• [DATASET ROWS]

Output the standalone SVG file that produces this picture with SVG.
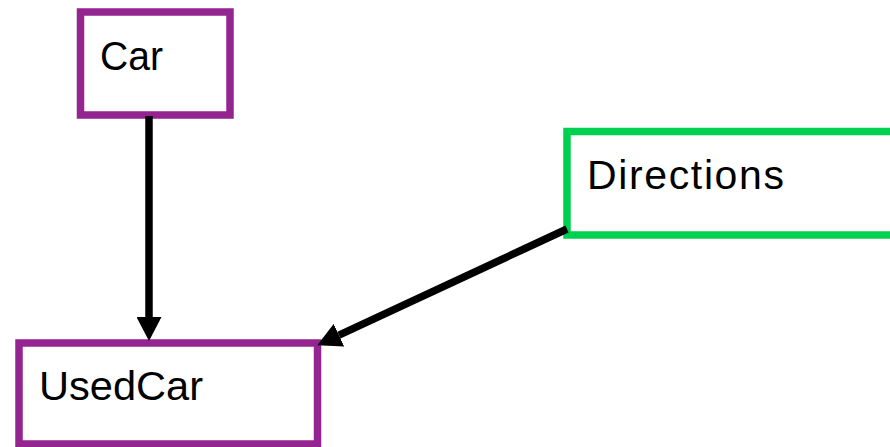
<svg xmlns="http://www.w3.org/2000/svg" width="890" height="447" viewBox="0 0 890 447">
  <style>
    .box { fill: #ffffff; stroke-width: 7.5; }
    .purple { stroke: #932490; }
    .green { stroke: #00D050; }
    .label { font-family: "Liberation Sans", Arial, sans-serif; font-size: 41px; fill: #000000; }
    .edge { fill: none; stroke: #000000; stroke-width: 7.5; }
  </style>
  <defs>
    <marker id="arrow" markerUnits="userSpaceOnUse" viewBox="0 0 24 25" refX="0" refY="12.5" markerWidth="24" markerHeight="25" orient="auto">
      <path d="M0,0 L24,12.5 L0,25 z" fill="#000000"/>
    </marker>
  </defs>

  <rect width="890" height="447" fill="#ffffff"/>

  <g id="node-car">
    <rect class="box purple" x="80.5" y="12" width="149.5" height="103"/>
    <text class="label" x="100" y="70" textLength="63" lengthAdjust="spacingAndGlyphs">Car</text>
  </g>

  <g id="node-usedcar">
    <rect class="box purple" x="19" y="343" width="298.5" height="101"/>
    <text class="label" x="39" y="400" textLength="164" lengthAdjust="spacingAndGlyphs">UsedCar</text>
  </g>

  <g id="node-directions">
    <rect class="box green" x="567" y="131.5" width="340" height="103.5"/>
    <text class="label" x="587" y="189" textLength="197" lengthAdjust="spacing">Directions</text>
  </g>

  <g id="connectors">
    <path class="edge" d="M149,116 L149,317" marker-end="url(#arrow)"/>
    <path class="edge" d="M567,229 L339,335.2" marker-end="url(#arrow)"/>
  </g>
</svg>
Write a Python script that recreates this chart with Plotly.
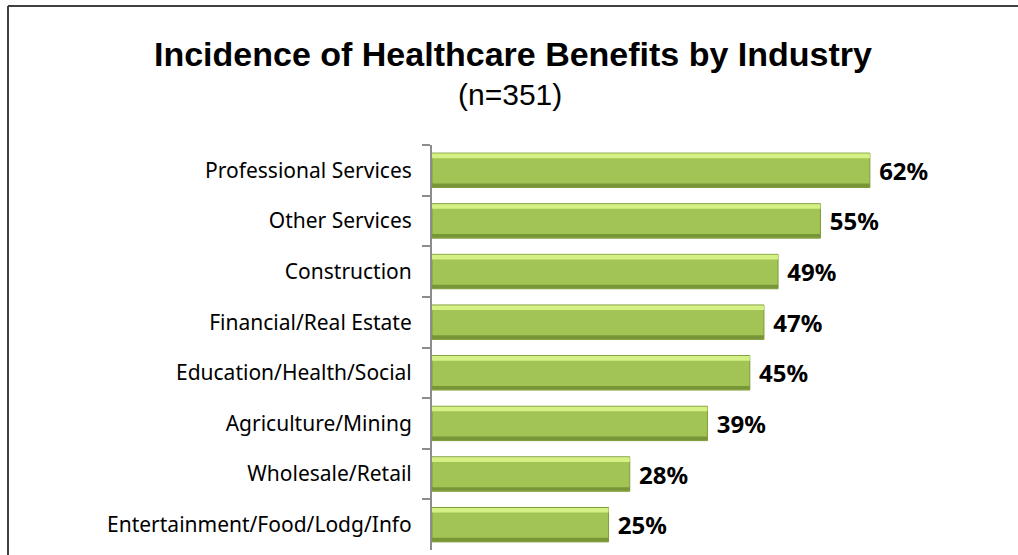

==

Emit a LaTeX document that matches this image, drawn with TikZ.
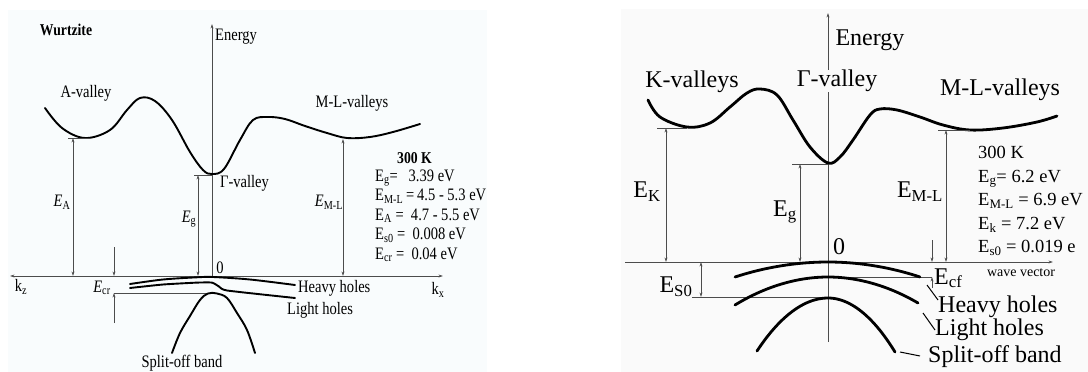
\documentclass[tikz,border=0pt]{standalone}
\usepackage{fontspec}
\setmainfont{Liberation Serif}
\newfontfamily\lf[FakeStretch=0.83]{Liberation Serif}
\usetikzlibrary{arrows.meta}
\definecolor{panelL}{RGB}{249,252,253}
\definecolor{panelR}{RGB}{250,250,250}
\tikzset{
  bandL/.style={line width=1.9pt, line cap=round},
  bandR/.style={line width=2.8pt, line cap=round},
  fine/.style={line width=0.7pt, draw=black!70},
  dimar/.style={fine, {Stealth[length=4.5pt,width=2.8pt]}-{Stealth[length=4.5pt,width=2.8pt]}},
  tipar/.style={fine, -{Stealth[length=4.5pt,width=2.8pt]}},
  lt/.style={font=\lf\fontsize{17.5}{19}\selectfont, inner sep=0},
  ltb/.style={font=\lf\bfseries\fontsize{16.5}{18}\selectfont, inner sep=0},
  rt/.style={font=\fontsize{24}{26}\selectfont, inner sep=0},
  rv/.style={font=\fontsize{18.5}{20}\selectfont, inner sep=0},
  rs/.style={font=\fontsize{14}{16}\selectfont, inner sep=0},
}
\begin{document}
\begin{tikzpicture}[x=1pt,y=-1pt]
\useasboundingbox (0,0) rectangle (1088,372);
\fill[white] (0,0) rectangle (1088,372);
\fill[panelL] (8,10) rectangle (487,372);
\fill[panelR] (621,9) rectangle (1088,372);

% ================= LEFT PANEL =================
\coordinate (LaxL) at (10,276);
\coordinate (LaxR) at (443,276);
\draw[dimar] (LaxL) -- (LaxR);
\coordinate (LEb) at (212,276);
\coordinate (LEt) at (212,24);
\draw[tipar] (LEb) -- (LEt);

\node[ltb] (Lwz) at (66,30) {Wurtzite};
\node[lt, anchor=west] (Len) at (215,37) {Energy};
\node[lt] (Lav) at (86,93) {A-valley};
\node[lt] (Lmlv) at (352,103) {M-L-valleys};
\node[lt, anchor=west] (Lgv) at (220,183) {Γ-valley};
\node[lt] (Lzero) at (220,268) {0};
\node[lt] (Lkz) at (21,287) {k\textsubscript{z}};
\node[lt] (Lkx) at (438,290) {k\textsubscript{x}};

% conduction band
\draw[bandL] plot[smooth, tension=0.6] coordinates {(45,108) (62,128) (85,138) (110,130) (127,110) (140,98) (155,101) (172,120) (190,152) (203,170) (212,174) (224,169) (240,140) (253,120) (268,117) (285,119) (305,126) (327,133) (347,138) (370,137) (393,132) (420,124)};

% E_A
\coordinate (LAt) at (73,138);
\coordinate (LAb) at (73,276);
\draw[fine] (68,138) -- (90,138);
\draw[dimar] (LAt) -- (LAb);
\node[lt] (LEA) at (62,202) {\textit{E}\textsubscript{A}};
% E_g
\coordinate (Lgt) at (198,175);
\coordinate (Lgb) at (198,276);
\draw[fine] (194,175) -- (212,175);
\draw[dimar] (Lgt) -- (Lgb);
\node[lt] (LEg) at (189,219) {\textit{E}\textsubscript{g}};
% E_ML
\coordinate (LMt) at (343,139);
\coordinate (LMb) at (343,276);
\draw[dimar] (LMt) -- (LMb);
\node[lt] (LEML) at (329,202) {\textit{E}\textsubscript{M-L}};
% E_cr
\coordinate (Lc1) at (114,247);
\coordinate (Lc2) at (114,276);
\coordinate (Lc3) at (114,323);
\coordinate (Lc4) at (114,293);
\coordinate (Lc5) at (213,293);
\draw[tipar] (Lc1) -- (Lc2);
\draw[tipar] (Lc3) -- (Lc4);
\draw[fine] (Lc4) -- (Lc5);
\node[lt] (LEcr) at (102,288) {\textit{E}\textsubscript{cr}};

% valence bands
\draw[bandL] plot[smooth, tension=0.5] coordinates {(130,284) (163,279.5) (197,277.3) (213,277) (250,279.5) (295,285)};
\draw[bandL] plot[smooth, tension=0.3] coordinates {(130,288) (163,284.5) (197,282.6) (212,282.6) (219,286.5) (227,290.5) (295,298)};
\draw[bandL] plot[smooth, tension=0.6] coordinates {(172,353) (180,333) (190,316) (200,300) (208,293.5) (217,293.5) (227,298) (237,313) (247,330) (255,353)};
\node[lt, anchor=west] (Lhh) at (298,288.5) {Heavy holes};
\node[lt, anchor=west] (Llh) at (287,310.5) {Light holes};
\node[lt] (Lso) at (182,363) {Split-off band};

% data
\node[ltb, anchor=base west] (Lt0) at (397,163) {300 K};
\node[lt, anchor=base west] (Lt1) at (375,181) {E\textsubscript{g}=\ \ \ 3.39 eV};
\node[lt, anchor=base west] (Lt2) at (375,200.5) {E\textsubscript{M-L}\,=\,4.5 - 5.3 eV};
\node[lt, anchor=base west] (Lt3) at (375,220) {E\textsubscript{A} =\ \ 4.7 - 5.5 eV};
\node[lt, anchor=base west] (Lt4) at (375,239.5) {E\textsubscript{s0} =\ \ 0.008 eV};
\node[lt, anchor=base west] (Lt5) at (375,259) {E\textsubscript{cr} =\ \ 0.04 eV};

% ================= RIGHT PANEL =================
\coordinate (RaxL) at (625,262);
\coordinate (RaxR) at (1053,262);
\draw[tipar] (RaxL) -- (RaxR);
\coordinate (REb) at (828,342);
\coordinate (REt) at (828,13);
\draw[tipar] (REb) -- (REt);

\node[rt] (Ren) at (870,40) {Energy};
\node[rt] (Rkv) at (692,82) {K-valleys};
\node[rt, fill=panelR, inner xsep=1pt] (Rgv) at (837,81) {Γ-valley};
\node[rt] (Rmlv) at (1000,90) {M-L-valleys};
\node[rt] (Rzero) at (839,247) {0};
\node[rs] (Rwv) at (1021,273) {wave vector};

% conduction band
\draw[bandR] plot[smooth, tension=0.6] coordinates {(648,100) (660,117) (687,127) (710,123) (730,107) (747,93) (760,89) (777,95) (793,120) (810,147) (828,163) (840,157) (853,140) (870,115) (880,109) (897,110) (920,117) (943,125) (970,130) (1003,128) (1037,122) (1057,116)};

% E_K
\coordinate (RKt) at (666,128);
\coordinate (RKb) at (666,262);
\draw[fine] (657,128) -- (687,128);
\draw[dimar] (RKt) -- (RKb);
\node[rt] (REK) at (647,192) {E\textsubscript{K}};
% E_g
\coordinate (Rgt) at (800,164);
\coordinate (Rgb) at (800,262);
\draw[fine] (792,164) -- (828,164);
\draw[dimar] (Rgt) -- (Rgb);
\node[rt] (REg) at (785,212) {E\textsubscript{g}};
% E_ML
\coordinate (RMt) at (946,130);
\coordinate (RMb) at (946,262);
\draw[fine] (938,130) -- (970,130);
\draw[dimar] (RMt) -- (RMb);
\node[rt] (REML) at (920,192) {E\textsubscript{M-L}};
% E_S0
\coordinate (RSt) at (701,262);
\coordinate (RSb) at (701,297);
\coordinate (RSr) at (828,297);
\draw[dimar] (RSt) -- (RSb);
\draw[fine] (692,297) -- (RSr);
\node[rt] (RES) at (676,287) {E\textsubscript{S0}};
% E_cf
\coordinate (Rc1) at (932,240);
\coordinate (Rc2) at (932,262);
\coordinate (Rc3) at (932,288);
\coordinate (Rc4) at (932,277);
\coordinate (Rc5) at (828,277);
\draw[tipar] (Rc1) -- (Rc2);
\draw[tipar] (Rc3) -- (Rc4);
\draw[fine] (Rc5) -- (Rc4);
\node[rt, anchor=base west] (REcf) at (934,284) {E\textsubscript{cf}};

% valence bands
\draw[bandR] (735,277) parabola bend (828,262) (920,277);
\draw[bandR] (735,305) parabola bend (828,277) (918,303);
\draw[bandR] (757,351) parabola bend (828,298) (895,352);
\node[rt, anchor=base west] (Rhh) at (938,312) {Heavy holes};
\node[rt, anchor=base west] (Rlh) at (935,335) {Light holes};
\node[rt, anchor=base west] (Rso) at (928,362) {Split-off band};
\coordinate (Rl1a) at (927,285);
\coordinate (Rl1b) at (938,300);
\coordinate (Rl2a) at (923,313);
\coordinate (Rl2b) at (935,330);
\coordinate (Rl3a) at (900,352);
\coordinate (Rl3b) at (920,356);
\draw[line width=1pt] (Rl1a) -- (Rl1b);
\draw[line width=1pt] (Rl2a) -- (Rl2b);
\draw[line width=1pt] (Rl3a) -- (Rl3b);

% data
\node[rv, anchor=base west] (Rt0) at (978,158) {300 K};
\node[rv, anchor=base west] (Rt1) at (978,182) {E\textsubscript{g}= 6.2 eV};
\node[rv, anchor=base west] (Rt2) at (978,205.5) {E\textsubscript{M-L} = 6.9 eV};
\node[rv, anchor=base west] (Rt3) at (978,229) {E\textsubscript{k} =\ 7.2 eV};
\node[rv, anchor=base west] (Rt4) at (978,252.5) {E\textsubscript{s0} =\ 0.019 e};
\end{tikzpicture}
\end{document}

...

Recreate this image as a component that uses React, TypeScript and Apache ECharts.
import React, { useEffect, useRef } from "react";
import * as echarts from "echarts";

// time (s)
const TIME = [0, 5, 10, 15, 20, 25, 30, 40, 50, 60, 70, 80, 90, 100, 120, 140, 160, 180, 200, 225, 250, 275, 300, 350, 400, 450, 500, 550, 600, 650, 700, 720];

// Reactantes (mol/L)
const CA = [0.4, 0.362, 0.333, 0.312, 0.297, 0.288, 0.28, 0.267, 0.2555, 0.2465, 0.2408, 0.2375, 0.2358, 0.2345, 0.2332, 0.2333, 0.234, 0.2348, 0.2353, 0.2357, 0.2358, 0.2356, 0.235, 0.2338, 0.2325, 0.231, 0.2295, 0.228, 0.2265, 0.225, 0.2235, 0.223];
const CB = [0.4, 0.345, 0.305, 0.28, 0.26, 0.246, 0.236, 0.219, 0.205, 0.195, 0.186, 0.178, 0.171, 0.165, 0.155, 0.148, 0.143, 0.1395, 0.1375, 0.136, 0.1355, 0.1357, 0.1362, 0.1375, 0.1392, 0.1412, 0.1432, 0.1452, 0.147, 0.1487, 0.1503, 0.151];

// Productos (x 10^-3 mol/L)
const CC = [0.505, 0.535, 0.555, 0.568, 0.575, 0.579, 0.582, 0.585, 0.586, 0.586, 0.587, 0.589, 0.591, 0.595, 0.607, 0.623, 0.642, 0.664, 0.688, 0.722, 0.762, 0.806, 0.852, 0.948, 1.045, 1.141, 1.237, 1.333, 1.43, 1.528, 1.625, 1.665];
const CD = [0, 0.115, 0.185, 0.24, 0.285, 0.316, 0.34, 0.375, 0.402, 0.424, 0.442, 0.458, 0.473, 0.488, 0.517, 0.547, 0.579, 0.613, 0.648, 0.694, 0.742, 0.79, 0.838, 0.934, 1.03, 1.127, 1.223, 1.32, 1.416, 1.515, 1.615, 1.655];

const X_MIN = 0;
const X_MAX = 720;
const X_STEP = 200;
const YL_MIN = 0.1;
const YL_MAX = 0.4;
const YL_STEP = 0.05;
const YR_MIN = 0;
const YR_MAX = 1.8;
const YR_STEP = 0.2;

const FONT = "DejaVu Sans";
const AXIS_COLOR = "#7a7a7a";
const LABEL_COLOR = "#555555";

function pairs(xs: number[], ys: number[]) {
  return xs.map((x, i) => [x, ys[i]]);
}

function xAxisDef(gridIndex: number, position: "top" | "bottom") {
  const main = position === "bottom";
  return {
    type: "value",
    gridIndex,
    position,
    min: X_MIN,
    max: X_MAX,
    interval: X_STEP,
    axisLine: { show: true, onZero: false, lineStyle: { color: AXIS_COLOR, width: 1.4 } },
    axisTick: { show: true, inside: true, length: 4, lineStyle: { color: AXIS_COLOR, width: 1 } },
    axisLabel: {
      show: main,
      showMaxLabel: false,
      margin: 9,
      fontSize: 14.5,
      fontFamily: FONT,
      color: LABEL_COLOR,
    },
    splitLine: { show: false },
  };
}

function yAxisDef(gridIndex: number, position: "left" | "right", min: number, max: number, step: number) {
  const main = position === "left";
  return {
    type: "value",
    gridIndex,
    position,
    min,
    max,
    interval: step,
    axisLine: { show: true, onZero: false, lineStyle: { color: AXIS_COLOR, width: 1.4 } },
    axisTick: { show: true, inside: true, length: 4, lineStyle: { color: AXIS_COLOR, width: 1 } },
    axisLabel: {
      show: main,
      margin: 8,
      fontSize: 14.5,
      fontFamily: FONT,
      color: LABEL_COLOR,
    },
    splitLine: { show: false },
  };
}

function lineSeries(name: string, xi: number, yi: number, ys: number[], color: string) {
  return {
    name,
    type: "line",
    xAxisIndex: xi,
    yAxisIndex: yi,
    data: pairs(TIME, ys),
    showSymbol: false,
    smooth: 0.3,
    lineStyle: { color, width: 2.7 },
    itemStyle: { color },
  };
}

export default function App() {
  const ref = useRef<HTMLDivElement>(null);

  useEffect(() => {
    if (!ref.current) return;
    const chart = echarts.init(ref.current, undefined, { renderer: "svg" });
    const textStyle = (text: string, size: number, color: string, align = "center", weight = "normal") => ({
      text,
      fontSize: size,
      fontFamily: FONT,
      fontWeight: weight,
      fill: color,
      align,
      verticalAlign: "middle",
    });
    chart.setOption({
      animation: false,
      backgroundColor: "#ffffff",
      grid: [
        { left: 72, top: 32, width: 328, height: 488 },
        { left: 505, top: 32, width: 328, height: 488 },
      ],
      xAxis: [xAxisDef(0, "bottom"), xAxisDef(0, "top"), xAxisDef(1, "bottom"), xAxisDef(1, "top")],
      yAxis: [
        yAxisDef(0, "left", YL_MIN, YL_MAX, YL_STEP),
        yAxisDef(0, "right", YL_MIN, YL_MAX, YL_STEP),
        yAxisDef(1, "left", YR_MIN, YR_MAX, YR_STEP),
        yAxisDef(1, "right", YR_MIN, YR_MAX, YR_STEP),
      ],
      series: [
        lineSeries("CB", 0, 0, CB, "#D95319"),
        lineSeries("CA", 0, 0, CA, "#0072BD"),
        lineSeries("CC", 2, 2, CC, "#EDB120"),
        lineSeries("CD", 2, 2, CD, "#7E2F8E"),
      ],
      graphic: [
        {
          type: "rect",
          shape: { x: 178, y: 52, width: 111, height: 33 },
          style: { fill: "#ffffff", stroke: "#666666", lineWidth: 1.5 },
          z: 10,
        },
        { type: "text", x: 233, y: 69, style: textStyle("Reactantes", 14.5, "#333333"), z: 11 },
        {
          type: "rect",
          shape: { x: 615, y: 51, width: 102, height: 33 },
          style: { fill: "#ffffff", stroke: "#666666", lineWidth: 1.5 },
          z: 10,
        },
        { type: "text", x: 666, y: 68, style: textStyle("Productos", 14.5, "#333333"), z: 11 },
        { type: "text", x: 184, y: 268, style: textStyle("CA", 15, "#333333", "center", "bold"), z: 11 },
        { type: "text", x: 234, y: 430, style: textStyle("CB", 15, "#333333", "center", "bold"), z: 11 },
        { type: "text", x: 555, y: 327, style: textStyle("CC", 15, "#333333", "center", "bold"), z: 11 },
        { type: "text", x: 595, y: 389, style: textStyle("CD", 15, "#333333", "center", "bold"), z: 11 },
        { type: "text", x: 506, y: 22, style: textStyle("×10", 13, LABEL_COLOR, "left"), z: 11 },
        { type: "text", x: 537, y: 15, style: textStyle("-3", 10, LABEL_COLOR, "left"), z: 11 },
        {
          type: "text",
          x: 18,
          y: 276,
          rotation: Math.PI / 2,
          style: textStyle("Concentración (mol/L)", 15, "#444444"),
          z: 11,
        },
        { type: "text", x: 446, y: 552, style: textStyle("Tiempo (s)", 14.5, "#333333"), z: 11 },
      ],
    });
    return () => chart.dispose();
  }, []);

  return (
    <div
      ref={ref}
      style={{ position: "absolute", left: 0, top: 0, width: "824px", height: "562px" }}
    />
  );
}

• [SET EXERCISE] Filter the records, keeping only lines that contain "standalone", and show those lines.

• [THE COMPLETED TASK]
Output the standalone SVG file that produces this picture with SVG.
\documentclass[tikz,border=0pt]{standalone}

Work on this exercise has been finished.